TO BE DONE: Once the pictures are set aside, transcribe the remaining data exactly.

┄┄┄┄┄┄┄┄┄┄┄┄┄┄┄┄┄┄┄┄

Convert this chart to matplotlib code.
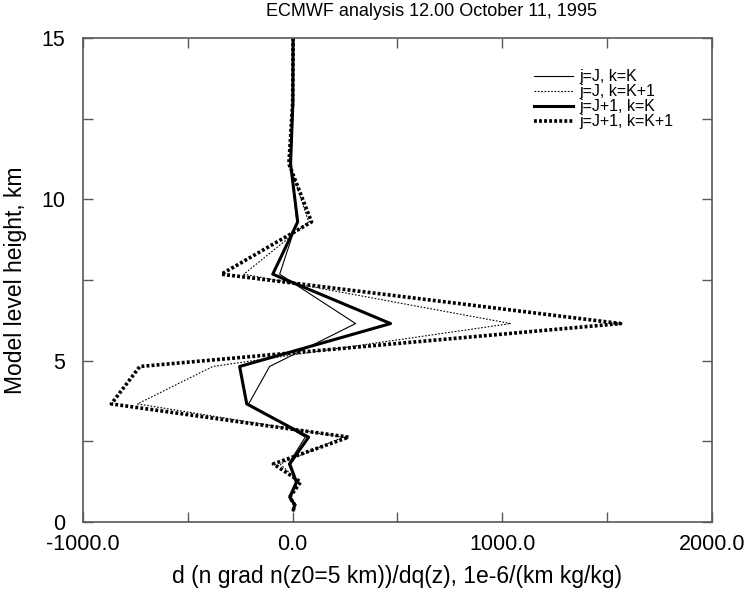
import matplotlib
matplotlib.use('Agg')
import matplotlib.pyplot as plt
from matplotlib.ticker import MultipleLocator, FormatStrFormatter

plt.rcParams['font.family'] = ['Liberation Sans', 'DejaVu Sans']

# model level heights (km) and the four sensitivity profiles
heights = [15.0, 13.0, 11.1, 9.3, 7.68, 6.15, 4.82, 3.66, 2.63, 1.8, 1.24, 0.77, 0.53, 0.37]
jJ_kK = [2, 1, -10, 20, -62, 300, -110, -210, 60, -20, 15, -10, 8, 2]
jJ_kK1 = [2, 2, -15, 76, -233, 1040, -381, -740, 240, -60, 30, -12, 9, 3]
jJ1_kK = [2, 1, -10, 24, -95, 467, -253, -219, 76, -14, 18, -14, 10, 3]
jJ1_kK1 = [2, 0, -18, 90, -340, 1564, -729, -865, 267, -92, 38, -14, 10, 3]

fig = plt.figure(figsize=(7.48, 5.97), dpi=100)
ax = fig.add_axes([83 / 748, 75 / 597, 629 / 748, 484 / 597])

ax.plot(jJ_kK, heights, color='black', lw=0.8, label='j=J, k=K')
ax.plot(jJ_kK1, heights, color='black', lw=0.8, ls=(0, (1.5, 1.5)), label='j=J, k=K+1')
ax.plot(jJ1_kK, heights, color='black', lw=2.2, label='j=J+1, k=K')
ax.plot(jJ1_kK1, heights, color='black', lw=2.6, ls=(0, (0.8, 0.6)), label='j=J+1, k=K+1')

ax.set_xlim(-1000, 2000)
ax.set_ylim(0, 15)
ax.xaxis.set_major_locator(MultipleLocator(1000))
ax.xaxis.set_minor_locator(MultipleLocator(500))
ax.yaxis.set_major_locator(MultipleLocator(5))
ax.yaxis.set_minor_locator(MultipleLocator(2.5))
ax.xaxis.set_major_formatter(FormatStrFormatter('%.1f'))
ax.tick_params(which='both', direction='in', top=True, right=True, length=7,
               width=1, color='0.35', labelsize=15.5)
ax.tick_params(axis='x', pad=9)
ax.tick_params(axis='y', pad=13)
for s in ax.spines.values():
    s.set_color('0.35')
    s.set_linewidth(1.2)

ax.set_xlabel('d (n grad n(z0=5 km))/dq(z), 1e-6/(km kg/kg)', fontsize=16.5, labelpad=7)
ax.set_ylabel('Model level height, km', fontsize=16.5, labelpad=10)
fig.text(431 / 748, 1 - 12 / 597, 'ECMWF analysis 12.00 October 11, 1995',
         fontsize=13, ha='center', va='center')

ax.legend(loc='upper right', bbox_to_anchor=((673 - 83) / 629, 0.935), frameon=False,
          fontsize=11.5, handlelength=2.4, handletextpad=0.4, labelspacing=0.0,
          borderaxespad=0, borderpad=0)

fig.savefig('out.png', dpi=100)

┄┄┄┄┄┄┄┄┄┄┄┄┄┄┄┄┄┄┄┄

THE RESULT:
Convert this chart to matplotlib code.
import matplotlib
matplotlib.use('Agg')
import matplotlib.pyplot as plt
from matplotlib.ticker import MultipleLocator, FormatStrFormatter

plt.rcParams['font.family'] = ['Liberation Sans', 'DejaVu Sans']

# model level heights (km) and the four sensitivity profiles
heights = [15.0, 13.0, 11.1, 9.3, 7.68, 6.15, 4.82, 3.66, 2.63, 1.8, 1.24, 0.77, 0.53, 0.37]
jJ_kK = [2, 1, -10, 20, -62, 300, -110, -210, 60, -20, 15, -10, 8, 2]
jJ_kK1 = [2, 2, -15, 76, -233, 1040, -381, -740, 240, -60, 30, -12, 9, 3]
jJ1_kK = [2, 1, -10, 24, -95, 467, -253, -219, 76, -14, 18, -14, 10, 3]
jJ1_kK1 = [2, 0, -18, 90, -340, 1564, -729, -865, 267, -92, 38, -14, 10, 3]

fig = plt.figure(figsize=(7.48, 5.97), dpi=100)
ax = fig.add_axes([83 / 748, 75 / 597, 629 / 748, 484 / 597])

ax.plot(jJ_kK, heights, color='black', lw=0.8, label='j=J, k=K')
ax.plot(jJ_kK1, heights, color='black', lw=0.8, ls=(0, (1.5, 1.5)), label='j=J, k=K+1')
ax.plot(jJ1_kK, heights, color='black', lw=2.2, label='j=J+1, k=K')
ax.plot(jJ1_kK1, heights, color='black', lw=2.6, ls=(0, (0.8, 0.6)), label='j=J+1, k=K+1')

ax.set_xlim(-1000, 2000)
ax.set_ylim(0, 15)
ax.xaxis.set_major_locator(MultipleLocator(1000))
ax.xaxis.set_minor_locator(MultipleLocator(500))
ax.yaxis.set_major_locator(MultipleLocator(5))
ax.yaxis.set_minor_locator(MultipleLocator(2.5))
ax.xaxis.set_major_formatter(FormatStrFormatter('%.1f'))
ax.tick_params(which='both', direction='in', top=True, right=True, length=7,
               width=1, color='0.35', labelsize=15.5)
ax.tick_params(axis='x', pad=9)
ax.tick_params(axis='y', pad=13)
for s in ax.spines.values():
    s.set_color('0.35')
    s.set_linewidth(1.2)

ax.set_xlabel('d (n grad n(z0=5 km))/dq(z), 1e-6/(km kg/kg)', fontsize=16.5, labelpad=7)
ax.set_ylabel('Model level height, km', fontsize=16.5, labelpad=10)
fig.text(431 / 748, 1 - 12 / 597, 'ECMWF analysis 12.00 October 11, 1995',
         fontsize=13, ha='center', va='center')

ax.legend(loc='upper right', bbox_to_anchor=((673 - 83) / 629, 0.935), frameon=False,
          fontsize=11.5, handlelength=2.4, handletextpad=0.4, labelspacing=0.0,
          borderaxespad=0, borderpad=0)

fig.savefig('out.png', dpi=100)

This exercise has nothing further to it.